··· INFORMATION PROVIDED
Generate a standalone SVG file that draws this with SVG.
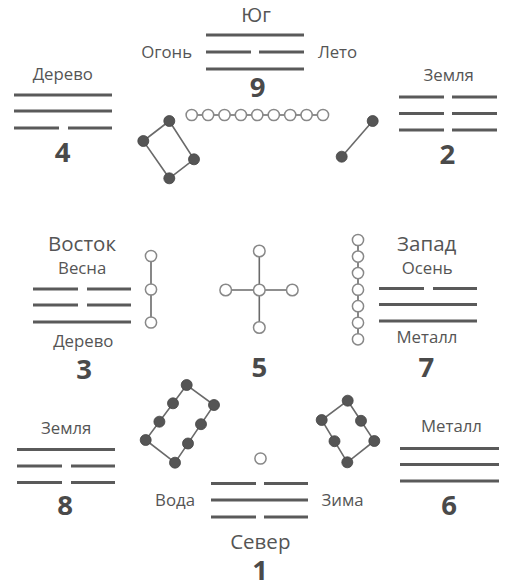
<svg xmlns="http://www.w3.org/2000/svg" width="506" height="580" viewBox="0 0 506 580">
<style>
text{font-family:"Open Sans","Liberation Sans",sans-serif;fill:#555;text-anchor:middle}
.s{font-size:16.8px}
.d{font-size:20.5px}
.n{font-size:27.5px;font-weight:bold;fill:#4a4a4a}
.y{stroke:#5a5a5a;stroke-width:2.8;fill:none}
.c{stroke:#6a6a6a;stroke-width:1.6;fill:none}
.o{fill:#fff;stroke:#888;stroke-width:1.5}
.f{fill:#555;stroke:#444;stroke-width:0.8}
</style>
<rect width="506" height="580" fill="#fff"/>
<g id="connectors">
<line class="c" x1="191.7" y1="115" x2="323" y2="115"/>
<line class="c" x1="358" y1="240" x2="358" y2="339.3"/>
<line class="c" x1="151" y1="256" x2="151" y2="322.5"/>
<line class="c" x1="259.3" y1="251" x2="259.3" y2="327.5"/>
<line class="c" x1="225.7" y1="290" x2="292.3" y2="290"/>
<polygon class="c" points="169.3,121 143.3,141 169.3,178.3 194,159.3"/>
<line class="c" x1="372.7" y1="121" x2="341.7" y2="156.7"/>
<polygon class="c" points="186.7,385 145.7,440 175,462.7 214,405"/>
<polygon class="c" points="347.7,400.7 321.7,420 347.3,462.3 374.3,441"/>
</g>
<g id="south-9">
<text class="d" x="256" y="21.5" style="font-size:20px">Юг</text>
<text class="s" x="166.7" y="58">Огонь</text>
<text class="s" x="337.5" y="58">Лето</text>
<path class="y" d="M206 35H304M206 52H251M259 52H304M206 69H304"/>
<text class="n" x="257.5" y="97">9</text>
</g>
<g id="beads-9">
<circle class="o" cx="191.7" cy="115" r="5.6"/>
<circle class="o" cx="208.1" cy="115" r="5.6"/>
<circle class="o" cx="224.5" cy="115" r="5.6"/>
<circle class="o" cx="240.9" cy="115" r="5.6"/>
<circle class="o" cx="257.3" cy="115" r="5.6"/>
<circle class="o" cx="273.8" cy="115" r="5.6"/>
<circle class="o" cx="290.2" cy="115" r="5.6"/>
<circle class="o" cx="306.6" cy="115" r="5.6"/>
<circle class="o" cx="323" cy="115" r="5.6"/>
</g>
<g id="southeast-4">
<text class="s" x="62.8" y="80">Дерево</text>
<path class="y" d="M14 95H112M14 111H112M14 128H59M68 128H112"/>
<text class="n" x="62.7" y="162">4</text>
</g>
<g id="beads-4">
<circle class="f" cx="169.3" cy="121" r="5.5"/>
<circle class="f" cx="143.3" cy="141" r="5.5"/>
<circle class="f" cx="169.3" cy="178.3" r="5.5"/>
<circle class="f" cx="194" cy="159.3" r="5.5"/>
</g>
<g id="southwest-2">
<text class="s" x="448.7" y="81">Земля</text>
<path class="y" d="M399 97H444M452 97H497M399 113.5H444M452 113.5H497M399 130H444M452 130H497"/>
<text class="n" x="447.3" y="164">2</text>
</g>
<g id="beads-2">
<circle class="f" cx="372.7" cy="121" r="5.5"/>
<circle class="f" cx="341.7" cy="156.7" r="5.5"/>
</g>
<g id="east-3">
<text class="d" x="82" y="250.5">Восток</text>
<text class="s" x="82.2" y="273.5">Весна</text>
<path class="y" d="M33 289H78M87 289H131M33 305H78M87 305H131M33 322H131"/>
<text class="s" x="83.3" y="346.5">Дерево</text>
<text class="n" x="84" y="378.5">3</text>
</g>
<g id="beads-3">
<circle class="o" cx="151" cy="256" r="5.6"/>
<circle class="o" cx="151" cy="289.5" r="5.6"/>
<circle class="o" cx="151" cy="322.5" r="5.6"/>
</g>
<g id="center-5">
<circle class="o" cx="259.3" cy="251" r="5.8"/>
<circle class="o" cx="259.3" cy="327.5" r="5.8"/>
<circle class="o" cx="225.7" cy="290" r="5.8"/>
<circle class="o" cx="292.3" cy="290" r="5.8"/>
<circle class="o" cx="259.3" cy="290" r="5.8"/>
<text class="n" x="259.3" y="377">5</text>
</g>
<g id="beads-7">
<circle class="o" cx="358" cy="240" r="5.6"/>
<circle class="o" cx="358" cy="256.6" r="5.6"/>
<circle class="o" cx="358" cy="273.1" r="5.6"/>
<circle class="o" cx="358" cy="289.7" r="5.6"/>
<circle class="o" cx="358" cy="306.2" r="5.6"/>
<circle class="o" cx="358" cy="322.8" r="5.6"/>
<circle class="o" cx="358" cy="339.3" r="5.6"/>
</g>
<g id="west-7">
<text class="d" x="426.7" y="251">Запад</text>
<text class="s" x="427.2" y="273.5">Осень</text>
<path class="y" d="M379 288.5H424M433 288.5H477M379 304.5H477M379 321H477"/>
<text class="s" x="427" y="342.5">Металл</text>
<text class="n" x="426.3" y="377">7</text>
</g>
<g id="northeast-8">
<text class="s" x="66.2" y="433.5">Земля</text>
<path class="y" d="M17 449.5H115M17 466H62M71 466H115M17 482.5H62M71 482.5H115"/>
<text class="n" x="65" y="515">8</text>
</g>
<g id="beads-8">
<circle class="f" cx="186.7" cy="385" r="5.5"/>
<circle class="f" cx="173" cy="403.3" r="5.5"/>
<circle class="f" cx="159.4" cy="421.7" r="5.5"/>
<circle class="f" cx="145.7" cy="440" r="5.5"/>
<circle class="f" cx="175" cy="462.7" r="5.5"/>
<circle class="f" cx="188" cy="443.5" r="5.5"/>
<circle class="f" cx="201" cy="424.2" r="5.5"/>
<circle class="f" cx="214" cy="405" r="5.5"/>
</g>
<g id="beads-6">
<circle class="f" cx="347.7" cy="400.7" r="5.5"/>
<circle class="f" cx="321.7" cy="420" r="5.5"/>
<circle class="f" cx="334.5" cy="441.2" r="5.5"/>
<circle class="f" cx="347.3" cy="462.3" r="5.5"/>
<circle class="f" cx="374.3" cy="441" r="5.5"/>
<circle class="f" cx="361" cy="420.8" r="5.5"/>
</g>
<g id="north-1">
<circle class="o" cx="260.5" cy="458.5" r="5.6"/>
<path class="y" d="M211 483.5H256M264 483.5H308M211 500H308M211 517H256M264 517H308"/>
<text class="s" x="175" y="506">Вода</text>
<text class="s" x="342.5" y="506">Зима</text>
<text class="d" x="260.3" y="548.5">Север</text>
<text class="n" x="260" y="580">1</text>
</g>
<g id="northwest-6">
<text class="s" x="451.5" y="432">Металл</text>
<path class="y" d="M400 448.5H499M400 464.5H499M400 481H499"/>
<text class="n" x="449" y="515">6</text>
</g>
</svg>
······
Skip every picture and transcribe the data above exactly.

## FINISHED TASK
Generate a standalone SVG file that draws this with SVG.
<svg xmlns="http://www.w3.org/2000/svg" width="506" height="580" viewBox="0 0 506 580">
<style>
text{font-family:"Open Sans","Liberation Sans",sans-serif;fill:#555;text-anchor:middle}
.s{font-size:16.8px}
.d{font-size:20.5px}
.n{font-size:27.5px;font-weight:bold;fill:#4a4a4a}
.y{stroke:#5a5a5a;stroke-width:2.8;fill:none}
.c{stroke:#6a6a6a;stroke-width:1.6;fill:none}
.o{fill:#fff;stroke:#888;stroke-width:1.5}
.f{fill:#555;stroke:#444;stroke-width:0.8}
</style>
<rect width="506" height="580" fill="#fff"/>
<g id="connectors">
<line class="c" x1="191.7" y1="115" x2="323" y2="115"/>
<line class="c" x1="358" y1="240" x2="358" y2="339.3"/>
<line class="c" x1="151" y1="256" x2="151" y2="322.5"/>
<line class="c" x1="259.3" y1="251" x2="259.3" y2="327.5"/>
<line class="c" x1="225.7" y1="290" x2="292.3" y2="290"/>
<polygon class="c" points="169.3,121 143.3,141 169.3,178.3 194,159.3"/>
<line class="c" x1="372.7" y1="121" x2="341.7" y2="156.7"/>
<polygon class="c" points="186.7,385 145.7,440 175,462.7 214,405"/>
<polygon class="c" points="347.7,400.7 321.7,420 347.3,462.3 374.3,441"/>
</g>
<g id="south-9">
<text class="d" x="256" y="21.5" style="font-size:20px">Юг</text>
<text class="s" x="166.7" y="58">Огонь</text>
<text class="s" x="337.5" y="58">Лето</text>
<path class="y" d="M206 35H304M206 52H251M259 52H304M206 69H304"/>
<text class="n" x="257.5" y="97">9</text>
</g>
<g id="beads-9">
<circle class="o" cx="191.7" cy="115" r="5.6"/>
<circle class="o" cx="208.1" cy="115" r="5.6"/>
<circle class="o" cx="224.5" cy="115" r="5.6"/>
<circle class="o" cx="240.9" cy="115" r="5.6"/>
<circle class="o" cx="257.3" cy="115" r="5.6"/>
<circle class="o" cx="273.8" cy="115" r="5.6"/>
<circle class="o" cx="290.2" cy="115" r="5.6"/>
<circle class="o" cx="306.6" cy="115" r="5.6"/>
<circle class="o" cx="323" cy="115" r="5.6"/>
</g>
<g id="southeast-4">
<text class="s" x="62.8" y="80">Дерево</text>
<path class="y" d="M14 95H112M14 111H112M14 128H59M68 128H112"/>
<text class="n" x="62.7" y="162">4</text>
</g>
<g id="beads-4">
<circle class="f" cx="169.3" cy="121" r="5.5"/>
<circle class="f" cx="143.3" cy="141" r="5.5"/>
<circle class="f" cx="169.3" cy="178.3" r="5.5"/>
<circle class="f" cx="194" cy="159.3" r="5.5"/>
</g>
<g id="southwest-2">
<text class="s" x="448.7" y="81">Земля</text>
<path class="y" d="M399 97H444M452 97H497M399 113.5H444M452 113.5H497M399 130H444M452 130H497"/>
<text class="n" x="447.3" y="164">2</text>
</g>
<g id="beads-2">
<circle class="f" cx="372.7" cy="121" r="5.5"/>
<circle class="f" cx="341.7" cy="156.7" r="5.5"/>
</g>
<g id="east-3">
<text class="d" x="82" y="250.5">Восток</text>
<text class="s" x="82.2" y="273.5">Весна</text>
<path class="y" d="M33 289H78M87 289H131M33 305H78M87 305H131M33 322H131"/>
<text class="s" x="83.3" y="346.5">Дерево</text>
<text class="n" x="84" y="378.5">3</text>
</g>
<g id="beads-3">
<circle class="o" cx="151" cy="256" r="5.6"/>
<circle class="o" cx="151" cy="289.5" r="5.6"/>
<circle class="o" cx="151" cy="322.5" r="5.6"/>
</g>
<g id="center-5">
<circle class="o" cx="259.3" cy="251" r="5.8"/>
<circle class="o" cx="259.3" cy="327.5" r="5.8"/>
<circle class="o" cx="225.7" cy="290" r="5.8"/>
<circle class="o" cx="292.3" cy="290" r="5.8"/>
<circle class="o" cx="259.3" cy="290" r="5.8"/>
<text class="n" x="259.3" y="377">5</text>
</g>
<g id="beads-7">
<circle class="o" cx="358" cy="240" r="5.6"/>
<circle class="o" cx="358" cy="256.6" r="5.6"/>
<circle class="o" cx="358" cy="273.1" r="5.6"/>
<circle class="o" cx="358" cy="289.7" r="5.6"/>
<circle class="o" cx="358" cy="306.2" r="5.6"/>
<circle class="o" cx="358" cy="322.8" r="5.6"/>
<circle class="o" cx="358" cy="339.3" r="5.6"/>
</g>
<g id="west-7">
<text class="d" x="426.7" y="251">Запад</text>
<text class="s" x="427.2" y="273.5">Осень</text>
<path class="y" d="M379 288.5H424M433 288.5H477M379 304.5H477M379 321H477"/>
<text class="s" x="427" y="342.5">Металл</text>
<text class="n" x="426.3" y="377">7</text>
</g>
<g id="northeast-8">
<text class="s" x="66.2" y="433.5">Земля</text>
<path class="y" d="M17 449.5H115M17 466H62M71 466H115M17 482.5H62M71 482.5H115"/>
<text class="n" x="65" y="515">8</text>
</g>
<g id="beads-8">
<circle class="f" cx="186.7" cy="385" r="5.5"/>
<circle class="f" cx="173" cy="403.3" r="5.5"/>
<circle class="f" cx="159.4" cy="421.7" r="5.5"/>
<circle class="f" cx="145.7" cy="440" r="5.5"/>
<circle class="f" cx="175" cy="462.7" r="5.5"/>
<circle class="f" cx="188" cy="443.5" r="5.5"/>
<circle class="f" cx="201" cy="424.2" r="5.5"/>
<circle class="f" cx="214" cy="405" r="5.5"/>
</g>
<g id="beads-6">
<circle class="f" cx="347.7" cy="400.7" r="5.5"/>
<circle class="f" cx="321.7" cy="420" r="5.5"/>
<circle class="f" cx="334.5" cy="441.2" r="5.5"/>
<circle class="f" cx="347.3" cy="462.3" r="5.5"/>
<circle class="f" cx="374.3" cy="441" r="5.5"/>
<circle class="f" cx="361" cy="420.8" r="5.5"/>
</g>
<g id="north-1">
<circle class="o" cx="260.5" cy="458.5" r="5.6"/>
<path class="y" d="M211 483.5H256M264 483.5H308M211 500H308M211 517H256M264 517H308"/>
<text class="s" x="175" y="506">Вода</text>
<text class="s" x="342.5" y="506">Зима</text>
<text class="d" x="260.3" y="548.5">Север</text>
<text class="n" x="260" y="580">1</text>
</g>
<g id="northwest-6">
<text class="s" x="451.5" y="432">Металл</text>
<path class="y" d="M400 448.5H499M400 464.5H499M400 481H499"/>
<text class="n" x="449" y="515">6</text>
</g>
</svg>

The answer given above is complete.